Die Gesundheitsministerin Ulla Schmidt lässt sich nicht beirren. „Als ehemaliger K-Gruppler hat man taktisches Geschick entwickelt, man kann gut reden und argumentieren“, so beschreibt der einstige KPD-Vorsitzende und heutige taz-Journalist Christian Semler den erlernten Vorteil etwa gegenüber den Funktionären der klassischen Volksparteien, die nichts anderes kennen. Man kann sich Schmidt gut vorstellen in einer Runde von aggressiven Vertretern der Ärzteschaft, Privatkassen und der Pharmaindustrie. Mit ihnen gegen eine Zweiklassenmedizin zu streiten, für die Beibehaltung des Solidarprinzips im Gesundheitssystem, gegen die schlechtere Behandlung von gesetzlich Versicherten. Die Kampfeslust sitzt tief.
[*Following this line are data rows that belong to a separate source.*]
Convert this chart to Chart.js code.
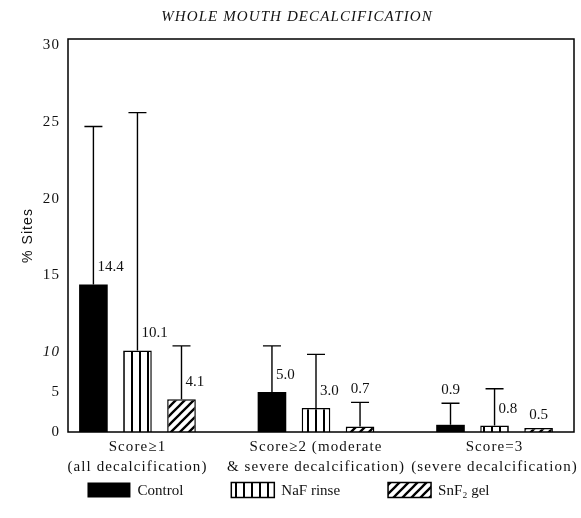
<!DOCTYPE html>
<html>
<head>
<meta charset="utf-8">
<script src="https://cdn.jsdelivr.net/npm/chart.js@4.4.1/dist/chart.umd.min.js"></script>
<style>
html,body{margin:0;padding:0;background:#fff;}
#wrap{width:581px;height:518px;}
</style>
</head>
<body>
<div id="wrap"><canvas id="c" width="581" height="518"></canvas></div>
<script>
// ---------- data ----------
const categories = [
  ["Score\u22651", "(all decalcification)"],
  ["Score\u22652 (moderate", "& severe decalcification)"],
  ["Score=3", "(severe decalcification)"]
];
const seriesNames = ["Control", "NaF rinse", "SnF\u2082 gel"];
const controlValues = [14.4, 5.0, 0.9];
const nafValues     = [10.1, 3.0, 0.8];
const snfValues     = [4.1, 0.7, 0.5];
// upper error-bar lengths (SD)
const controlErrors = [10.3, 5.4, 2.7];
const nafErrors     = [15.5, 6.7, 4.6];
const snfErrors     = [6.3, 3.0, null];
const yTickValues = [0, 5, 10, 15, 20, 25, 30];

// ---------- style ----------
const SERIF = '"Liberation Serif", "Times New Roman", serif';
const INK = '#111';
const labelPlacement = [
  ["right", "right", "above"],
  ["right", "right", "right"],
  ["right", "above", "above"]
];
// the printed y axis is not uniform: 0-10 is compressed
const yBreakValues = [0, 5, 10, 30.4];
const yBreakFractions = [0, 40/393, 80/393, 1];

class BrokenLinearScale extends Chart.LinearScale {
  _toDecimal(v) {
    const bv = yBreakValues, bf = yBreakFractions;
    for (let k = 1; k < bv.length; k++) {
      if (v <= bv[k] || k === bv.length - 1) {
        return bf[k-1] + (v - bv[k-1]) * (bf[k] - bf[k-1]) / (bv[k] - bv[k-1]);
      }
    }
  }
  _fromDecimal(d) {
    const bv = yBreakValues, bf = yBreakFractions;
    for (let k = 1; k < bf.length; k++) {
      if (d <= bf[k] || k === bf.length - 1) {
        return bv[k-1] + (d - bf[k-1]) * (bv[k] - bv[k-1]) / (bf[k] - bf[k-1]);
      }
    }
  }
  getPixelForValue(value) {
    if (value === null || value === undefined || isNaN(value)) return NaN;
    return this.getPixelForDecimal(this._toDecimal(value));
  }
  getValueForPixel(pixel) {
    return this._fromDecimal(this.getDecimalForPixel(pixel));
  }
}
BrokenLinearScale.id = 'brokenLinear';
BrokenLinearScale.defaults = Chart.LinearScale.defaults;
Chart.register(BrokenLinearScale);

function stripePattern() {
  const c = document.createElement('canvas'); c.width = 8; c.height = 8;
  const g = c.getContext('2d');
  g.fillStyle = '#fff'; g.fillRect(0, 0, 8, 8);
  g.fillStyle = '#000'; g.fillRect(3, 0, 2, 8);
  return g.createPattern(c, 'repeat');
}
function hatchPattern() {
  const s = 9;
  const c = document.createElement('canvas'); c.width = s; c.height = s;
  const g = c.getContext('2d');
  g.fillStyle = '#fff'; g.fillRect(0, 0, s, s);
  g.strokeStyle = '#000'; g.lineWidth = 2.3;
  g.beginPath();
  g.moveTo(0, s); g.lineTo(s, 0);
  g.moveTo(-1, 1); g.lineTo(1, -1);
  g.moveTo(s - 1, s + 1); g.lineTo(s + 1, s - 1);
  g.stroke();
  return g.createPattern(c, 'repeat');
}

const toPoints = vals => vals.map((v, i) => ({x: i, y: v}));

const datasets = [
  {label: seriesNames[0], data: toPoints(controlValues), errors: controlErrors,
   backgroundColor: '#000', borderColor: '#000', borderWidth: 0},
  {label: seriesNames[1], data: toPoints(nafValues), errors: nafErrors,
   backgroundColor: stripePattern(), borderColor: '#000', borderWidth: 1.5},
  {label: seriesNames[2], data: toPoints(snfValues), errors: snfErrors,
   backgroundColor: hatchPattern(), borderColor: '#000', borderWidth: 1.5}
];

// ---------- plugins ----------
const spacingPlugin = {
  id: 'spacing',
  beforeDraw(chart) { chart.ctx.letterSpacing = '1.1px'; }
};

const framePlugin = {
  id: 'frame',
  afterDatasetsDraw(chart) {
    const {ctx, chartArea: a} = chart;
    ctx.save();
    ctx.strokeStyle = '#000'; ctx.lineWidth = 1.5;
    ctx.strokeRect(a.left, a.top, a.right - a.left, a.bottom - a.top);
    ctx.restore();
  }
};

const errorBarPlugin = {
  id: 'errorBars',
  afterDatasetsDraw(chart) {
    const ctx = chart.ctx, y = chart.scales.y;
    ctx.save();
    ctx.strokeStyle = '#000'; ctx.lineWidth = 1.4;
    chart.data.datasets.forEach((ds, di) => {
      chart.getDatasetMeta(di).data.forEach((bar, i) => {
        const sd = ds.errors[i];
        if (sd === null || sd === undefined) return;
        const top = y.getPixelForValue(ds.data[i].y + sd);
        ctx.beginPath();
        ctx.moveTo(bar.x, bar.y); ctx.lineTo(bar.x, top);
        ctx.moveTo(bar.x - 9, top); ctx.lineTo(bar.x + 9, top);
        ctx.stroke();
      });
    });
    ctx.restore();
  }
};

const valueLabelPlugin = {
  id: 'valueLabels',
  afterDatasetsDraw(chart) {
    const ctx = chart.ctx, y = chart.scales.y;
    ctx.save();
    ctx.letterSpacing = '0px';
    ctx.font = '15px ' + SERIF;
    ctx.fillStyle = INK;
    ctx.textBaseline = 'middle';
    chart.data.datasets.forEach((ds, di) => {
      chart.getDatasetMeta(di).data.forEach((bar, i) => {
        const v = ds.data[i].y, sd = ds.errors[i];
        const txt = v.toFixed(1);
        if (labelPlacement[di][i] === 'right') {
          ctx.textAlign = 'left';
          ctx.fillText(txt, bar.x + 4, bar.y - 17);
        } else {
          ctx.textAlign = 'center';
          const base = (sd === null || sd === undefined) ? bar.y : y.getPixelForValue(v + sd);
          ctx.fillText(txt, bar.x, base - 13);
        }
      });
    });
    ctx.restore();
  }
};

const legendPlugin = {
  id: 'sheetLegend',
  afterDraw(chart) {
    const ctx = chart.ctx;
    ctx.save();
    ctx.letterSpacing = '0px';
    ctx.font = '15px ' + SERIF;
    const boxW = 43, boxH = 15, gap = 7, itemGap = 48;
    const items = chart.data.datasets.map(ds => ({ds, w: boxW + gap + ctx.measureText(ds.label).width}));
    const total = items.reduce((s, it) => s + it.w, 0) + itemGap * (items.length - 1);
    let x = chart.width / 2 - total / 2 - 2;
    const cy = chart.height - 28;
    items.forEach(it => {
      ctx.fillStyle = it.ds.backgroundColor;
      ctx.fillRect(x, cy - boxH / 2, boxW, boxH);
      if (it.ds.borderWidth) {
        ctx.lineWidth = 1.5; ctx.strokeStyle = '#000';
        ctx.strokeRect(x, cy - boxH / 2, boxW, boxH);
      }
      ctx.fillStyle = INK; ctx.textAlign = 'left'; ctx.textBaseline = 'middle';
      ctx.fillText(it.ds.label, x + boxW + gap, cy + 1);
      x += it.w + itemGap;
    });
    ctx.restore();
  }
};

new Chart(document.getElementById('c'), {
  type: 'bar',
  data: {datasets},
  plugins: [spacingPlugin, framePlugin, errorBarPlugin, valueLabelPlugin, legendPlugin],
  options: {
    responsive: false,
    animation: false,
    devicePixelRatio: 1,
    layout: {padding: {left: 20, right: 7, top: 0, bottom: 42}},
    datasets: {bar: {categoryPercentage: 0.74, barPercentage: 0.65}},
    plugins: {
      legend: {display: false},
      tooltip: {enabled: false},
      title: {
        display: true,
        text: 'WHOLE MOUTH DECALCIFICATION',
        color: INK,
        font: {family: SERIF, size: 15, style: 'italic', weight: 'normal', lineHeight: 1.2},
        padding: {top: 8, bottom: 13}
      }
    },
    scales: {
      x: {
        type: 'linear',
        offset: false,
        min: -0.389, max: 2.445,
        grid: {display: false, drawTicks: false, offset: false},
        border: {display: false},
        afterBuildTicks: s => { s.ticks = categories.map((c, i) => ({value: i})); },
        afterFit: s => { s.height = 44; },
        ticks: {
          autoSkip: false, maxRotation: 0, minRotation: 0,
          padding: 5, color: INK,
          font: {family: SERIF, size: 15, lineHeight: 1.33},
          callback: v => categories[v] || ''
        }
      },
      y: {
        type: 'brokenLinear',
        min: 0, max: 30.4,
        grid: {display: false, drawTicks: false},
        border: {display: false},
        afterBuildTicks: s => { s.ticks = yTickValues.map(v => ({value: v})); },
        afterFit: s => { s.width = 48; },
        ticks: {
          padding: 8, color: INK,
          font: ctx => ({family: SERIF, size: 15, style: (ctx.tick && ctx.tick.value === 10) ? 'italic' : 'normal'}),
          callback: v => String(v)
        },
        title: {
          display: true, text: '% Sites', color: INK,
          font: {family: '"Liberation Sans", Arial, sans-serif', size: 14, lineHeight: 1.2},
          padding: {top: 0, bottom: 0}
        }
      }
    }
  }
});
</script>
</body>
</html>
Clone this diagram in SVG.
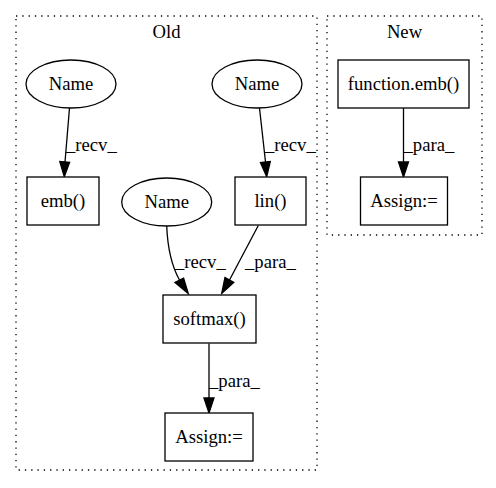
<svg xmlns="http://www.w3.org/2000/svg" width="496" height="488" viewBox="0 0 496 488">
<style>
  text { font-family: "Liberation Serif", "Times New Roman", serif; font-size: 18.67px; fill: #000; }
  .node text { text-anchor: middle; }
  .cluster rect { fill: none; stroke: #000; stroke-width: 1.3; stroke-dasharray: 1.3 5; }
  .cluster text { text-anchor: middle; }
  .node rect, .node ellipse { fill: #fff; stroke: #000; stroke-width: 1.3; }
  .edges path { fill: none; stroke: #000; stroke-width: 1.3; }
  .edges polygon { fill: #000; stroke: #000; stroke-width: 1.3; }
</style>
<rect width="496" height="488" fill="#fff"/>

<!-- clusters -->
<g id="cluster_old" class="cluster">
  <rect x="16" y="16" width="301" height="454"/>
  <text x="166.5" y="38">Old</text>
</g>
<g id="cluster_new" class="cluster">
  <rect x="327" y="16" width="155" height="219"/>
  <text x="404.5" y="38">New</text>
</g>

<!-- connectors -->
<g id="edges" class="edges">
  <path d="M69.5,108 L65,162"/>
  <polygon points="59.8,161.5 64.3,176.7 69.6,162.3"/>
  <text x="66" y="151">_recv_</text>

  <path d="M259.5,108 L265.5,162"/>
  <polygon points="260.4,162.5 266.7,176.7 270.3,161.6"/>
  <text x="265" y="151">_recv_</text>

  <path d="M166.7,226 C167.5,245 170.5,264 179.5,280"/>
  <polygon points="175,282.5 188.3,293.5 183.6,278.2"/>
  <text x="175" y="268">_recv_</text>

  <path d="M258.3,225.5 L229.5,280"/>
  <polygon points="225,277.5 221.7,293.5 233.8,282.3"/>
  <text x="245" y="268">_para_</text>

  <path d="M209,343.5 L209,398"/>
  <polygon points="204,398 209,413 214,398"/>
  <text x="209" y="387">_para_</text>

  <path d="M403.5,108 L403.5,162"/>
  <polygon points="398.5,162 403.5,177 408.5,162"/>
  <text x="403.5" y="151">_para_</text>
</g>

<!-- nodes: Old -->
<g id="name_emb" class="node">
  <ellipse cx="71" cy="84" rx="45" ry="24"/>
  <text x="71" y="90">Name</text>
</g>
<g id="name_lin" class="node">
  <ellipse cx="257" cy="84" rx="45" ry="24"/>
  <text x="257" y="90">Name</text>
</g>
<g id="emb" class="node">
  <rect x="27" y="177" width="72" height="48"/>
  <text x="63" y="207">emb()</text>
</g>
<g id="name_softmax" class="node">
  <ellipse cx="166.7" cy="202" rx="45" ry="24"/>
  <text x="166.7" y="208">Name</text>
</g>
<g id="lin" class="node">
  <rect x="235" y="177" width="71" height="48"/>
  <text x="270.5" y="207">lin()</text>
</g>
<g id="softmax" class="node">
  <rect x="163" y="295" width="93" height="48"/>
  <text x="209.5" y="325">softmax()</text>
</g>
<g id="assign_old" class="node">
  <rect x="165" y="413" width="88" height="48"/>
  <text x="209" y="443">Assign:=</text>
</g>

<!-- nodes: New -->
<g id="function_emb" class="node">
  <rect x="338" y="60" width="131" height="48"/>
  <text x="403.5" y="90">function.emb()</text>
</g>
<g id="assign_new" class="node">
  <rect x="360.5" y="177" width="87" height="48"/>
  <text x="404" y="207">Assign:=</text>
</g>
</svg>
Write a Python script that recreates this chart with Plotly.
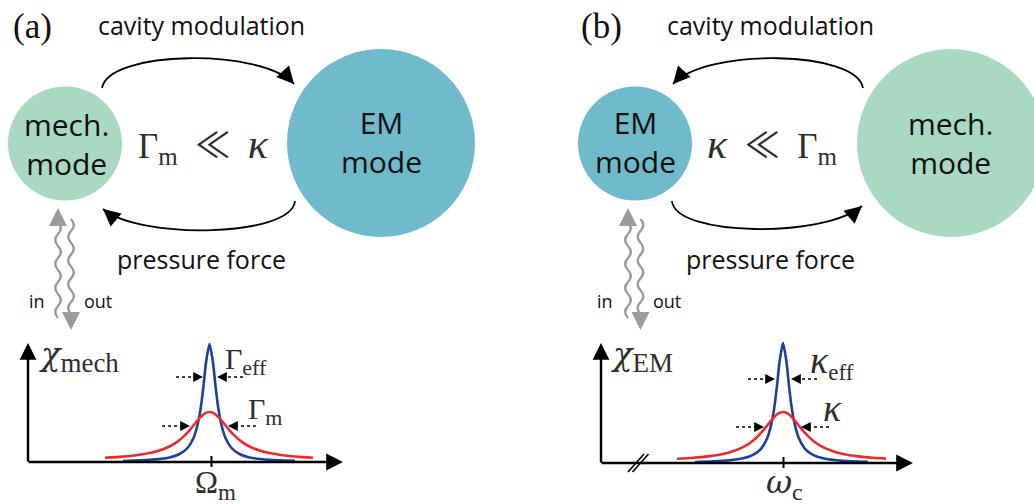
import math
import plotly.graph_objects as go

W, H = 1034, 504

# ---------------- data ----------------
# panel (a): mechanical susceptibility; x = detuning from Omega_m, y = |chi| (arb. units)
red_a_x = [-10.45, -9, -7.5, -6, -5, -4, -3.2, -2.6, -2, -1.5, -1, -0.5, 0,
           0.5, 1, 1.5, 2, 2.6, 3.2, 4, 5, 6, 7.5, 9, 10.35]
red_a_y = [0.42, 0.51, 0.65, 0.89, 1.15, 1.55, 2.04, 2.54, 3.17, 3.78, 4.38, 4.84, 5.0,
           4.84, 4.38, 3.78, 3.17, 2.54, 2.04, 1.55, 1.15, 0.89, 0.65, 0.51, 0.43]
blue_a_x = [-8.65, -6, -4, -3, -2.2, -1.6, -1.2, -0.9, -0.6, -0.35, 0,
            0.35, 0.6, 0.9, 1.2, 1.6, 2.2, 3, 4, 6, 8.55]
blue_a_y = [0.10, 0.21, 0.46, 0.80, 1.40, 2.40, 3.70, 5.25, 7.60, 9.95, 11.8,
            9.95, 7.60, 5.25, 3.70, 2.40, 1.40, 0.80, 0.46, 0.21, 0.11]

# panel (b): EM susceptibility; x = detuning from omega_c
red_b_x = [-10.6, -9, -7.5, -6, -5, -4, -3.2, -2.6, -2, -1.5, -1, -0.5, 0,
           0.5, 1, 1.5, 2, 2.6, 3.2, 4, 5, 6, 7.5, 9, 10.3]
red_b_y = [0.42, 0.52, 0.66, 0.90, 1.17, 1.58, 2.08, 2.59, 3.23, 3.85, 4.46, 4.93, 5.1,
           4.93, 4.46, 3.85, 3.23, 2.59, 2.08, 1.58, 1.17, 0.90, 0.66, 0.52, 0.44]
blue_b_x = [-8.8, -6, -4, -3, -2.2, -1.6, -1.2, -0.9, -0.6, -0.35, 0,
            0.35, 0.6, 0.9, 1.2, 1.6, 2.2, 3, 4, 6, 8.5]
blue_b_y = [0.10, 0.21, 0.47, 0.81, 1.42, 2.44, 3.76, 5.34, 7.72, 10.1, 12.0,
            10.1, 7.72, 5.34, 3.76, 2.44, 1.42, 0.81, 0.47, 0.21, 0.11]

# text labels
panel_labels = ["(a)", "(b)"]
top_labels = ["cavity modulation", "cavity modulation"]
bottom_labels = ["pressure force", "pressure force"]

# ---------------- styling ----------------
RED = "#EC2A2C"
BLUE = "#1F3F9C"
GREEN = "#A9D9C2"
TEAL = "#6FBACB"
GRAY = "#9B9B9B"
SANS = "Open Sans"
SERIF = "Liberation Serif"
MATHC = "#2e2e2e"
SP = "\u00a0\u2005"

U = 10.0  # pixels per data unit in the inset plots
cxa, y0a = 209.5, 462.0   # inset (a) centre / baseline in page pixels
cxb, y0b = 783.0, 463.0   # inset (b)

fig = go.Figure()
fig.add_trace(go.Scatter(x=[0, W], y=[0, H], mode="markers", marker=dict(opacity=0),
                         hoverinfo="skip", xaxis="x", yaxis="y"))

line_kw = dict(width=2.6, shape="spline", smoothing=0.6)
fig.add_trace(go.Scatter(x=blue_a_x, y=blue_a_y, mode="lines", line=dict(color=BLUE, **line_kw),
                         xaxis="x2", yaxis="y2", hoverinfo="skip"))
fig.add_trace(go.Scatter(x=red_a_x, y=red_a_y, mode="lines", line=dict(color=RED, **line_kw),
                         xaxis="x2", yaxis="y2", hoverinfo="skip"))
fig.add_trace(go.Scatter(x=blue_b_x, y=blue_b_y, mode="lines", line=dict(color=BLUE, **line_kw),
                         xaxis="x3", yaxis="y3", hoverinfo="skip"))
fig.add_trace(go.Scatter(x=red_b_x, y=red_b_y, mode="lines", line=dict(color=RED, **line_kw),
                         xaxis="x3", yaxis="y3", hoverinfo="skip"))

shapes = []
anns = []


def circle(cx, cy, r, color):
    shapes.append(dict(type="circle", xref="x", yref="y", x0=cx - r, x1=cx + r,
                       y0=cy - r, y1=cy + r, fillcolor=color, line=dict(width=0), layer="below"))


def head(tip, tail, color="black", width=1.8, size=1.4, style=2):
    anns.append(dict(x=tip[0], y=tip[1], ax=tail[0], ay=tail[1], xref="x", yref="y",
                     axref="x", ayref="y", text="", showarrow=True, arrowhead=style,
                     arrowsize=size, arrowwidth=width, arrowcolor=color))


def curved(p0, c1, c2, p3):
    shapes.append(dict(type="path", xref="x", yref="y",
                       path=f"M {p0[0]},{p0[1]} C {c1[0]},{c1[1]} {c2[0]},{c2[1]} {p3[0]},{p3[1]}",
                       line=dict(color="black", width=1.8)))
    dx, dy = p3[0] - c2[0], p3[1] - c2[1]
    n = math.hypot(dx, dy)
    head(p3, (p3[0] - dx / n * 12, p3[1] - dy / n * 12), size=1.9)


def wavy(x, ya, yb, amp=2.8, hp=12):
    n = max(1, round(abs(yb - ya) / hp))
    step = (yb - ya) / n
    d = f"M {x},{ya}"
    s = 1
    for i in range(n):
        d += f" Q {x + 2 * amp * s},{ya + step * (i + 0.5)} {x},{ya + step * (i + 1)}"
        s = -s
    shapes.append(dict(type="path", xref="x", yref="y", path=d, line=dict(color=GRAY, width=2.4)))


def dotted(xs, xt, y):
    dr = 1 if xt > xs else -1
    shapes.append(dict(type="line", xref="x", yref="y", x0=xs, x1=xt - dr * 6, y0=y, y1=y,
                       line=dict(color="black", width=1.5, dash="dot")))
    head((xt, y), (xt - dr * 8, y), width=1.4, size=1.4)


def text(x, y, s, size, family, color="#111111", xanchor="center"):
    anns.append(dict(x=x, y=y, xref="x", yref="y", text=s, showarrow=False,
                     font=dict(size=size, family=family, color=color),
                     xanchor=xanchor, yanchor="middle"))


def gk(ch):
    return f'<span style="font-family:DejaVu Serif"><i>{ch}</i></span>'


def kap(px):
    return f'<span style="font-size:{px}px"><i>κ</i></span>'


def sub(t, px):
    return f'<sub><span style="font-size:{px}px">{t}</span></sub>'


LL = '<span style="font-family:Noto Sans CJK JP">≪</span>'

# ---- circles ----
circle(65, 143.5, 57, GREEN)
circle(381, 143, 94, TEAL)
circle(635, 143.5, 57, TEAL)
circle(951, 143, 94, GREEN)

text(66, 144, "mech.<br>mode", 30, SANS)
text(381, 142, "EM<br>mode", 30, SANS)
text(635, 142, "EM<br>mode", 30, SANS)
text(950, 143, "mech.<br>mode", 30, SANS)

# ---- panel labels and captions ----
text(32, 26, panel_labels[0], 35, SERIF)
text(601, 26, panel_labels[1], 35, SERIF)
text(201, 25, top_labels[0], 25, SANS)
text(770, 25, top_labels[1], 25, SANS)
text(201, 259, bottom_labels[0], 25, SANS)
text(770, 259, bottom_labels[1], 25, SANS)
text(203, 143, "Γ" + sub("m", 25) + SP + LL + SP + kap(42), 35, SERIF, MATHC)
text(772, 143, kap(42) + SP + LL + SP + "Γ" + sub("m", 25), 35, SERIF, MATHC)

# ---- curved arrows ----
curved((102, 88), (108, 50), (262, 48), (294, 84))
curved((295, 201), (292, 237), (140, 240), (103, 209))
curved((863, 88), (857, 50), (705, 48), (673, 84))
curved((672, 201), (675, 237), (825, 238), (862, 206))

# ---- in/out wavy lines ----
for xl, xr in [(58, 71), (628, 640.5)]:
    wavy(xl, 222, 318)
    head((xl, 208), (xl, 224), color=GRAY, width=2.4, size=1.5)
    wavy(xr, 219, 314)
    head((xr, 330), (xr, 314), color=GRAY, width=2.4, size=1.5)
text(37, 301, "in", 18, SANS)
text(97.5, 301, "out", 18, SANS)
text(605, 301, "in", 18, SANS)
text(667, 301, "out", 18, SANS)

# ---- inset axes ----
head((343, y0a), (27, y0a), width=2.4, size=1.4)
head((28, 343), (28, y0a + 1), width=2.4, size=1.4)
head((913, y0b), (600, y0b), width=2.4, size=1.4)
head((601, 343), (601, y0b + 1), width=2.4, size=1.4)
shapes.append(dict(type="line", xref="x", yref="y", x0=211.5, x1=211.5, y0=456, y1=467,
                   line=dict(color="black", width=2)))
shapes.append(dict(type="line", xref="x", yref="y", x0=783.5, x1=783.5, y0=457, y1=468,
                   line=dict(color="black", width=2)))
# axis break
shapes.append(dict(type="line", xref="x", yref="y", x0=628, x1=644, y0=472, y1=454,
                   line=dict(color="black", width=1.6)))
shapes.append(dict(type="line", xref="x", yref="y", x0=632.5, x1=648.5, y0=472, y1=454,
                   line=dict(color="black", width=1.6)))

# ---- dotted width arrows ----
dotted(176, 203, 377); dotted(243, 217, 377)
dotted(162, 190, 426); dotted(256, 228, 426)
dotted(748, 775, 379); dotted(817, 791, 379)
dotted(736, 764, 427); dotted(829, 801, 427)

# ---- inset math labels ----
text(37, 356, gk("χ") + sub("mech", 27), 32, SERIF, MATHC, xanchor="left")
text(215, 485, "Ω" + sub("m", 23), 31, SERIF, MATHC)
text(246, 361, "Γ" + sub("eff", 22), 30, SERIF, MATHC)
text(265, 411, "Γ" + sub("m", 22), 30, SERIF, MATHC)
text(609, 356, gk("χ") + sub("EM", 27), 32, SERIF, MATHC, xanchor="left")
text(784, 484, gk("ω") + sub("c", 24), 32, SERIF, MATHC)
text(832, 362, kap(38) + sub("eff", 23), 32, SERIF, MATHC)
text(832, 408, kap(38), 32, SERIF, MATHC)

fig.update_layout(
    width=W, height=H, margin=dict(l=0, r=0, t=0, b=0),
    paper_bgcolor="white", plot_bgcolor="white", showlegend=False,
    xaxis=dict(range=[0, W], visible=False, fixedrange=True),
    yaxis=dict(range=[H, 0], visible=False, fixedrange=True),
    xaxis2=dict(overlaying="x", range=[-cxa / U, (W - cxa) / U], visible=False),
    yaxis2=dict(overlaying="y", range=[-(H - y0a) / U, y0a / U], visible=False),
    xaxis3=dict(overlaying="x", range=[-cxb / U, (W - cxb) / U], visible=False),
    yaxis3=dict(overlaying="y", range=[-(H - y0b) / U, y0b / U], visible=False),
    shapes=shapes, annotations=anns,
)

fig.write_html("out.html", config={"displayModeBar": False})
Ulla Schmidt wendet sich nach dem Deutschen Herbst 1977 vom KBW ab. In ihren Augen hatte sich die Partei nicht scharf genug vom RAF-Mord an Hanns Martin Schleyer distanziert. „Wie man damals versuchte, mit Gewalt politische Ziele durchzusetzen, das hat mich erschreckt.“ Ab diesem Zeitpunkt verliert der Bund laufend Mitglieder. Der KBW-Vorsitzende fährt zu Pol Pot nach Kambodscha, um anschließend den Massenmörder zu verherrlichen. Eine bereits abgespaltene realpolitisch orientierte Gruppe um Ralf Fücks wird zur Gründergeneration der Grünen. Dass Ulla Schmidt bei den Sozialdemokraten landet, wirkt ungewöhnlich. Aber letztlich waren es nur drei Jahre zwischen 1975 und 1978, in denen sie sich kommunistisch engagierte, während ihre Kirchen- und Gewerkschaftsprägung stärker wirkte.